Natal em Setembro? Tem em Allston

 Eu vivo nos Estados Unidos há oito anos (celebrados agora em agosto) e,  durante esse tempo eu evitei ficar fazendo os textos ou postagens sobre “a vida nos Estados Unidos”. As razões são óbvias: não tem como generalizar impressões da vida em um país e acho super reducionista quem fica explicando a vida no exterior como se fosse assim no país todo. Imagina explicar como é a vida no Brasil? Você consegue traçar um paralelo do que é viver no Acre com o que é viver no Rio Grande do Sul?

Foi por essa razão que quando fui convidada para participar de uma live no Instagram pela querida Leticia Muller para falar da vida aqui, eu fiz o adendo explicando que iria falar da vida no Maine (estado onde eu morava).

Enfim, esse preâmbulo todo é para dizer que minha alma de jornalista quer contar uma estória bem específica relacionada ao bairro/ região onde moro em Boston, estado do Massachussets. É algo curioso e localizado e que acontece todo ano, neste final de semana: Natal em Allston. É. Um tipo de Natal fora de época.

Vamos ao contexto. Não é novidade que Boston é sede de muitas instituições de ensino superior e berço das mais renomadas do país e do mundo – Harvard, por exemplo. Essas instituições movimentam bilhões de dolares por ano em recebimento de doações e investimento em pesquisa científica. Assim, atraem profissionais altamente capacitados em diversas área do conhecimento, tanto para dar aula, para estudar ou para trabalhar em laboratórios que estão vinculados a essas instituições ou não. Então é possível dizer que Boston tem uma alta concentração de intelectuais e investigadores, gente que vem para cá porque há espaço, necessidade e fundos para criar mais conhecimento.

Essa concentração de “cérebros” do mundo todo faz com que Boston seja uma metrópole super diversa, onde se ouve em um dia mais de cinco línguas diferentes na rua (falo por experiência própria). Diz-se também que aqui (o que inclui um monte de pequenos munícipios que formam a “grande” Boston) há a maior colônia de brasileiros fora do Brasil. E por conhecimento informal eu posso dizer que nossos cidadãos estão envolvidos em diversas atividades profissionais, mas grandemente concentrados em limpeza e construção civil. Outro povos e culturas trazem também suas especialidades e é possível encontrar restaurantes e mercados gregos, paquistaneses, indianos, coreanos, chineses, russos, palestinos, enfim, Boston é um centro de cultura global.  

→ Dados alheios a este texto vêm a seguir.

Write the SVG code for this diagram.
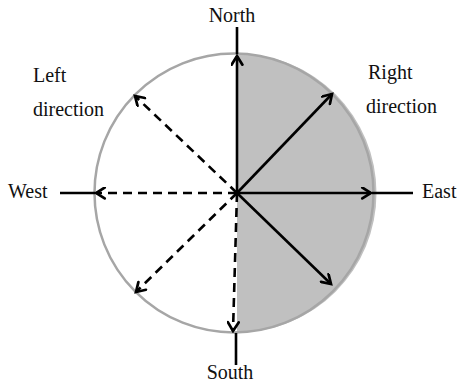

Mas o interessante é que as regiões e pequenos municípios que a compõem não são homogêneos. Alguns grupos que colonizaram a região em séculos passados como os irlandeses (Southie) e italianos (North End) se concentram em determinadas áreas. Há, também, uma Chinatown. Brookline é majoritariamente judaica. Enfim, é bem interessante explorar as diversas regiões porque elas se diferem imensamente umas das outras, tanto em arquitetura quanto em cultura e atmosfera. 

Eu comecei a trabalhar para a Boston University em 2022 e no primeiro ano aluguei um apartamento da própria universidade localizado num porão de um edifício de tijolinho a vista (brownstones) bem característico da região – Fenway/Back Bay. Ali era como se eu vivesse dentro do Campus da Universidade apesar de que, diferente da Boston College ou da Harvard, a Boston University se espalha e se amalgama a cidade, com edifícios das mais de 17 escolas distribuidos ao redor de uma grande avenida chamada Commonwealth Ave. Então, nessa região, é possível ter um prédio onde há alguns apartamentos servindo para acomodar estudantes e outros apartamentos de famílias de trabalhadores, com filho, vó, papagaio. Mas geralmente, nessa região, o que você vê nas ruas são estudantes (Inclua-se os da Northeastern University qeu é bem perto), indo e vindo e famílias com maior poder aquisitivo (Gisele Budchen, quando era casada com Tom Brady, morava em um apartamento na extensão da Commonwealth Ave, perto de um parque chamado Public Garden/Commons).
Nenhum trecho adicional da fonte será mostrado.